Session: Emerging Themes
Date: Wednesday, September 12, 16:30-18:00
- An Approach to Context-Based Recommendation in Software Development
by Bruno Antunes, Joel Cordeiro and Paulo Gomes
A software developer programming in an object-oriented programming language deals with a source code structure that may contain hundreds of source code elements. These elements are commonly related to each other and working on a specific element may require the developer to access other related elements. We propose a recommendation approach that uses the context of the developer to retrieve and rank recommendations of relevant source code elements in the IDE. These recommendations provide a shortcut to reach the desired elements and increase the awareness of the developer in relation to elements that may be of interest in that moment. We have tested our approach with a group of developers and the results show that context has a promising role in predicting and ranking the source code elements needed by a developer at each moment.
- A Semantic Approach to Recommending Text Advertisements for Images
by Weinan Zhang, Li Tian, Xinruo Sun, Haofen Wang and Yong Yu
In recent years, more and more images have been uploaded and published on the Web. Along with text Web pages, images have been becoming important media to place relevant advertisements. Visual contextual advertising, a young research area, refers to finding relevant text advertisements for a target image without any textual information (e.g., tags). There are two existing approaches, advertisement search based on image annotation, and more recently, advertisement matching based on feature translation between images and texts. However, the state of the art fails to achieve satisfactory results due to the fact that recommended advertisements are syntactically matched but semantically mismatched. In this paper, we propose a semantic approach to improving the performance of visual contextual advertising. More specifically, we exploit a large high-quality image knowledge base (ImageNet) and a widely-used text knowledge base (Wikipedia) to build a bridge between target images and advertisements. The image-advertisement match is built by mapping images and advertisements into the respective knowledge bases and then finding semantic matches between the two knowledge bases. The experimental results show that semantic match outperforms syntactic match significantly using test images from Flickr. We also show that our approach gives a large improvement of 16.4% on the precision of the top 10 matches over previous work, with more semantically relevant advertisements recommended.

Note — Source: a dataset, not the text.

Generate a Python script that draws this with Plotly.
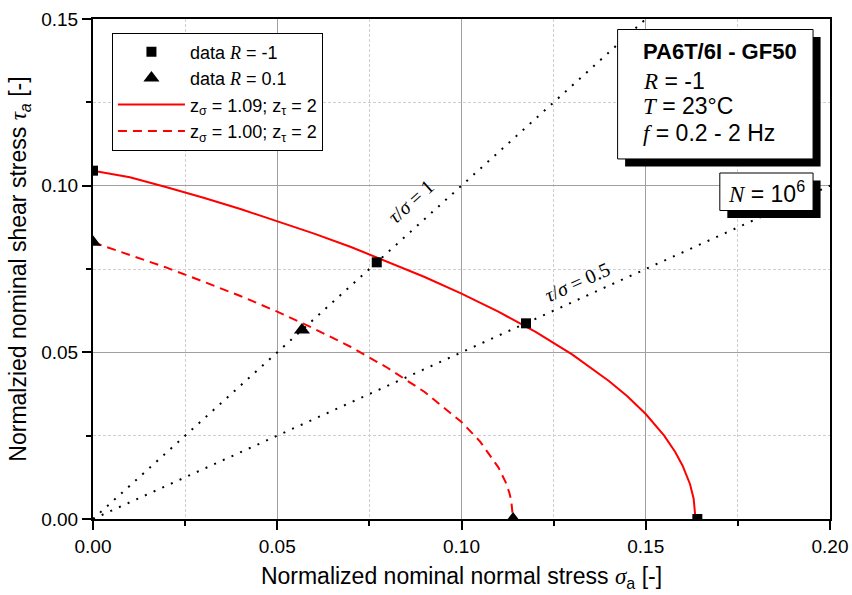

- Ads and the City: Considering Geographic Distance Goes a Long Way
by Diego Saez-Trumper, Daniele Quercia and Jon Crowcroft
Social-networking sites have started to offer tools that suggest “guests” who should be invited to user-defined social events (e.g., birthday parties, networking events). The problem of how to recommend people to events is similar to the more traditional (recommender system) problem of how to recommend events (items) to people (users). Yet, upon Foursquare data of “who visits what” in the city of London, we show that a state-of-the-art recommender system does not perform well -mainly because of data sparsity. To fix this problem, we add domain knowledge to the recommendation process. From the complex system literature in human mobility, we learn two insights: 1) there are special individuals (often called power users) who visit many places; and 2) individuals go to a venue not only because they like it but also because they are close-by. We model these insights into two simple models and learn that: 1) simply recommending power users works better than random but is far from producing the best recommendations; 2) an item-based recommender system produces accurate recommendations; and 3) recommending places that are closest to a user’s geographic center of interest produces recommendations that are as accurate as, if not more accurate than, item-based recommender’s. This last result has practical implications as it offers guidelines for designing location-based recommender systems and for partly addressing cold-start situations.
- BlurMe: Inferring and Obfuscating User Demographics Based on Ratings
by Smriti Bhagat, Udi Weinsberg, Stratis Ioannidis and Nina Taft
User demographics, such as age, gender and ethnicity, are routinely used for targeting content and advertising products to users. Similarly, recommender systems utilize user demographics for personalizing recommendations and overcoming the cold-start problem. Often, privacy-concerned users do not provide these details in their online profiles. In this work, we show that a recommender system can infer the gender of a user with high accuracy, based solely on the ratings provided by users (without additional metadata), and a relatively small number of users who share their demographics. Focusing on gender, we design techniques for effectively adding ratings to a user’s profile for obfuscating the user’s gender, while having an insignificant effect on the recommendations provided to that user.